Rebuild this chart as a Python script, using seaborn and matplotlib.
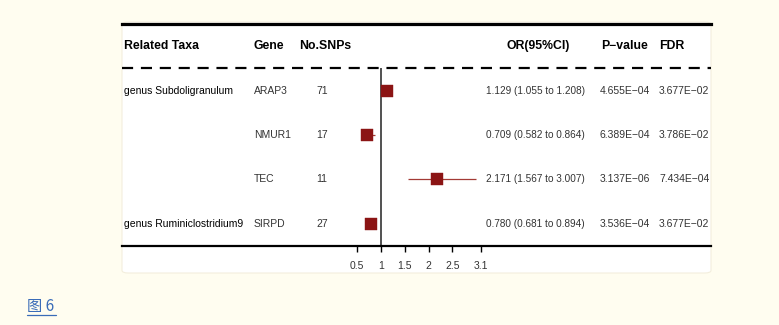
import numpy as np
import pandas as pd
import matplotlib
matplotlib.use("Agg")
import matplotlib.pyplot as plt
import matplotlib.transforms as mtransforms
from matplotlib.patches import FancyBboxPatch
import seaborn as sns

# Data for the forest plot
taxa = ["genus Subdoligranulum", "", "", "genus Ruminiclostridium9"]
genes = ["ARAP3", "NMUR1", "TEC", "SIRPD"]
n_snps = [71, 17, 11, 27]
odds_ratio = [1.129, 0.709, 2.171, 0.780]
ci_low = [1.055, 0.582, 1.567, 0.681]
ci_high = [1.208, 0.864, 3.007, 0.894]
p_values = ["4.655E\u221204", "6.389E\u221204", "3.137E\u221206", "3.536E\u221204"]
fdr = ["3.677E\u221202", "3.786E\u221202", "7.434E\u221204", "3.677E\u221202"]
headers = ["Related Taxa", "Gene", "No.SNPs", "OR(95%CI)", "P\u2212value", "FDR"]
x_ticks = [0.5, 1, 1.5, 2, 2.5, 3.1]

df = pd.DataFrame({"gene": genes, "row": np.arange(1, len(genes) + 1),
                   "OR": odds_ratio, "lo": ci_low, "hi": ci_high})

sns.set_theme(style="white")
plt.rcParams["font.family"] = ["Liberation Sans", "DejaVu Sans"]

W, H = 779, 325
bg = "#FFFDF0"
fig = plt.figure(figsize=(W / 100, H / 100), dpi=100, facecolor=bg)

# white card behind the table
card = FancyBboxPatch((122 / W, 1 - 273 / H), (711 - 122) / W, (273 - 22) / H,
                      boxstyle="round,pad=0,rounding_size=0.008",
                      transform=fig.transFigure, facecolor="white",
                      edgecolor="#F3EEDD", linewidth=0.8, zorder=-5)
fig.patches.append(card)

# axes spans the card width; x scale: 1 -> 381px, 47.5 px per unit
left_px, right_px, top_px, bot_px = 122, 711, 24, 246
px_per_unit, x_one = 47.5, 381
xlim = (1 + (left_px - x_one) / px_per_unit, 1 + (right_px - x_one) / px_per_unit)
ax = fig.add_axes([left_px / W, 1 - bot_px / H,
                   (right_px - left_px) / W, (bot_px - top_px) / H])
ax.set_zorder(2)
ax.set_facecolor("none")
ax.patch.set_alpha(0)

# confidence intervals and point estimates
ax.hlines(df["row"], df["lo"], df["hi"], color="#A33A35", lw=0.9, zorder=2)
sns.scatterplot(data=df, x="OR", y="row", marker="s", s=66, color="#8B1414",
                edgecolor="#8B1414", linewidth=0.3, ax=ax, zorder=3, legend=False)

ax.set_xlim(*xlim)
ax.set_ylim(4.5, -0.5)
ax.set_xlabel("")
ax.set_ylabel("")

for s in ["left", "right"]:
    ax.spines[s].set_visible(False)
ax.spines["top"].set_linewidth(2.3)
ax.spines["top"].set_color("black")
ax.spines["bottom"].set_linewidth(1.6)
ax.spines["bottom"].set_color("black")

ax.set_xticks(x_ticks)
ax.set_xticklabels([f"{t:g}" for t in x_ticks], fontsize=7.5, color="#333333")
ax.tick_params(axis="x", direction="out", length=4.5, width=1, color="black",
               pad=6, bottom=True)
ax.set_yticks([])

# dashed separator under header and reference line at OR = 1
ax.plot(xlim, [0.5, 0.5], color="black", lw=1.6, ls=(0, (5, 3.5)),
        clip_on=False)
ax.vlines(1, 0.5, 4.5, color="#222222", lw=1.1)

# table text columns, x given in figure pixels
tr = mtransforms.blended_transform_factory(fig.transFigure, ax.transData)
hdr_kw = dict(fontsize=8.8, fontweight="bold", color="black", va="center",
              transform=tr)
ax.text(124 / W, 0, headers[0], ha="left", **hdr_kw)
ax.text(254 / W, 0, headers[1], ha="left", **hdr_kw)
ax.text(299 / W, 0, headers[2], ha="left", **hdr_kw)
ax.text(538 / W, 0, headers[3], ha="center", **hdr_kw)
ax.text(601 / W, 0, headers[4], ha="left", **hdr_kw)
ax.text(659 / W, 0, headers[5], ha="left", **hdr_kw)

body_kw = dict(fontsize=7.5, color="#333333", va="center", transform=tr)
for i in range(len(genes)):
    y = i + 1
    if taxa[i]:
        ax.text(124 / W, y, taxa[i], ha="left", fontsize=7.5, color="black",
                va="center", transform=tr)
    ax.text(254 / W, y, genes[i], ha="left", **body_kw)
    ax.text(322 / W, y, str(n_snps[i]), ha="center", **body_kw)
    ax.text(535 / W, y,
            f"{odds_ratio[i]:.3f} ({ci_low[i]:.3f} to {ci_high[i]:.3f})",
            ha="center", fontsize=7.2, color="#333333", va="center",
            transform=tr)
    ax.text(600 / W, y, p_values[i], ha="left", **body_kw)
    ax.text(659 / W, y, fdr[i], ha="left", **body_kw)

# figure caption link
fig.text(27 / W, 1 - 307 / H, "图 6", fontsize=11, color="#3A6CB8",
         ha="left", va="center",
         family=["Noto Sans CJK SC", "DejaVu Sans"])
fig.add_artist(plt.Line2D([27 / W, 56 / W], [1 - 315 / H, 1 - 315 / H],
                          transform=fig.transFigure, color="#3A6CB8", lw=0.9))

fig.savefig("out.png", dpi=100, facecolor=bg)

——————

_DIRECTION_.
Repeat the material above word for word, please, apart from its images.

_EXERCISE ANSWER_.
Rebuild this chart as a Python script, using seaborn and matplotlib.
import numpy as np
import pandas as pd
import matplotlib
matplotlib.use("Agg")
import matplotlib.pyplot as plt
import matplotlib.transforms as mtransforms
from matplotlib.patches import FancyBboxPatch
import seaborn as sns

# Data for the forest plot
taxa = ["genus Subdoligranulum", "", "", "genus Ruminiclostridium9"]
genes = ["ARAP3", "NMUR1", "TEC", "SIRPD"]
n_snps = [71, 17, 11, 27]
odds_ratio = [1.129, 0.709, 2.171, 0.780]
ci_low = [1.055, 0.582, 1.567, 0.681]
ci_high = [1.208, 0.864, 3.007, 0.894]
p_values = ["4.655E\u221204", "6.389E\u221204", "3.137E\u221206", "3.536E\u221204"]
fdr = ["3.677E\u221202", "3.786E\u221202", "7.434E\u221204", "3.677E\u221202"]
headers = ["Related Taxa", "Gene", "No.SNPs", "OR(95%CI)", "P\u2212value", "FDR"]
x_ticks = [0.5, 1, 1.5, 2, 2.5, 3.1]

df = pd.DataFrame({"gene": genes, "row": np.arange(1, len(genes) + 1),
                   "OR": odds_ratio, "lo": ci_low, "hi": ci_high})

sns.set_theme(style="white")
plt.rcParams["font.family"] = ["Liberation Sans", "DejaVu Sans"]

W, H = 779, 325
bg = "#FFFDF0"
fig = plt.figure(figsize=(W / 100, H / 100), dpi=100, facecolor=bg)

# white card behind the table
card = FancyBboxPatch((122 / W, 1 - 273 / H), (711 - 122) / W, (273 - 22) / H,
                      boxstyle="round,pad=0,rounding_size=0.008",
                      transform=fig.transFigure, facecolor="white",
                      edgecolor="#F3EEDD", linewidth=0.8, zorder=-5)
fig.patches.append(card)

# axes spans the card width; x scale: 1 -> 381px, 47.5 px per unit
left_px, right_px, top_px, bot_px = 122, 711, 24, 246
px_per_unit, x_one = 47.5, 381
xlim = (1 + (left_px - x_one) / px_per_unit, 1 + (right_px - x_one) / px_per_unit)
ax = fig.add_axes([left_px / W, 1 - bot_px / H,
                   (right_px - left_px) / W, (bot_px - top_px) / H])
ax.set_zorder(2)
ax.set_facecolor("none")
ax.patch.set_alpha(0)

# confidence intervals and point estimates
ax.hlines(df["row"], df["lo"], df["hi"], color="#A33A35", lw=0.9, zorder=2)
sns.scatterplot(data=df, x="OR", y="row", marker="s", s=66, color="#8B1414",
                edgecolor="#8B1414", linewidth=0.3, ax=ax, zorder=3, legend=False)

ax.set_xlim(*xlim)
ax.set_ylim(4.5, -0.5)
ax.set_xlabel("")
ax.set_ylabel("")

for s in ["left", "right"]:
    ax.spines[s].set_visible(False)
ax.spines["top"].set_linewidth(2.3)
ax.spines["top"].set_color("black")
ax.spines["bottom"].set_linewidth(1.6)
ax.spines["bottom"].set_color("black")

ax.set_xticks(x_ticks)
ax.set_xticklabels([f"{t:g}" for t in x_ticks], fontsize=7.5, color="#333333")
ax.tick_params(axis="x", direction="out", length=4.5, width=1, color="black",
               pad=6, bottom=True)
ax.set_yticks([])

# dashed separator under header and reference line at OR = 1
ax.plot(xlim, [0.5, 0.5], color="black", lw=1.6, ls=(0, (5, 3.5)),
        clip_on=False)
ax.vlines(1, 0.5, 4.5, color="#222222", lw=1.1)

# table text columns, x given in figure pixels
tr = mtransforms.blended_transform_factory(fig.transFigure, ax.transData)
hdr_kw = dict(fontsize=8.8, fontweight="bold", color="black", va="center",
              transform=tr)
ax.text(124 / W, 0, headers[0], ha="left", **hdr_kw)
ax.text(254 / W, 0, headers[1], ha="left", **hdr_kw)
ax.text(299 / W, 0, headers[2], ha="left", **hdr_kw)
ax.text(538 / W, 0, headers[3], ha="center", **hdr_kw)
ax.text(601 / W, 0, headers[4], ha="left", **hdr_kw)
ax.text(659 / W, 0, headers[5], ha="left", **hdr_kw)

body_kw = dict(fontsize=7.5, color="#333333", va="center", transform=tr)
for i in range(len(genes)):
    y = i + 1
    if taxa[i]:
        ax.text(124 / W, y, taxa[i], ha="left", fontsize=7.5, color="black",
                va="center", transform=tr)
    ax.text(254 / W, y, genes[i], ha="left", **body_kw)
    ax.text(322 / W, y, str(n_snps[i]), ha="center", **body_kw)
    ax.text(535 / W, y,
            f"{odds_ratio[i]:.3f} ({ci_low[i]:.3f} to {ci_high[i]:.3f})",
            ha="center", fontsize=7.2, color="#333333", va="center",
            transform=tr)
    ax.text(600 / W, y, p_values[i], ha="left", **body_kw)
    ax.text(659 / W, y, fdr[i], ha="left", **body_kw)

# figure caption link
fig.text(27 / W, 1 - 307 / H, "图 6", fontsize=11, color="#3A6CB8",
         ha="left", va="center",
         family=["Noto Sans CJK SC", "DejaVu Sans"])
fig.add_artist(plt.Line2D([27 / W, 56 / W], [1 - 315 / H, 1 - 315 / H],
                          transform=fig.transFigure, color="#3A6CB8", lw=0.9))

fig.savefig("out.png", dpi=100, facecolor=bg)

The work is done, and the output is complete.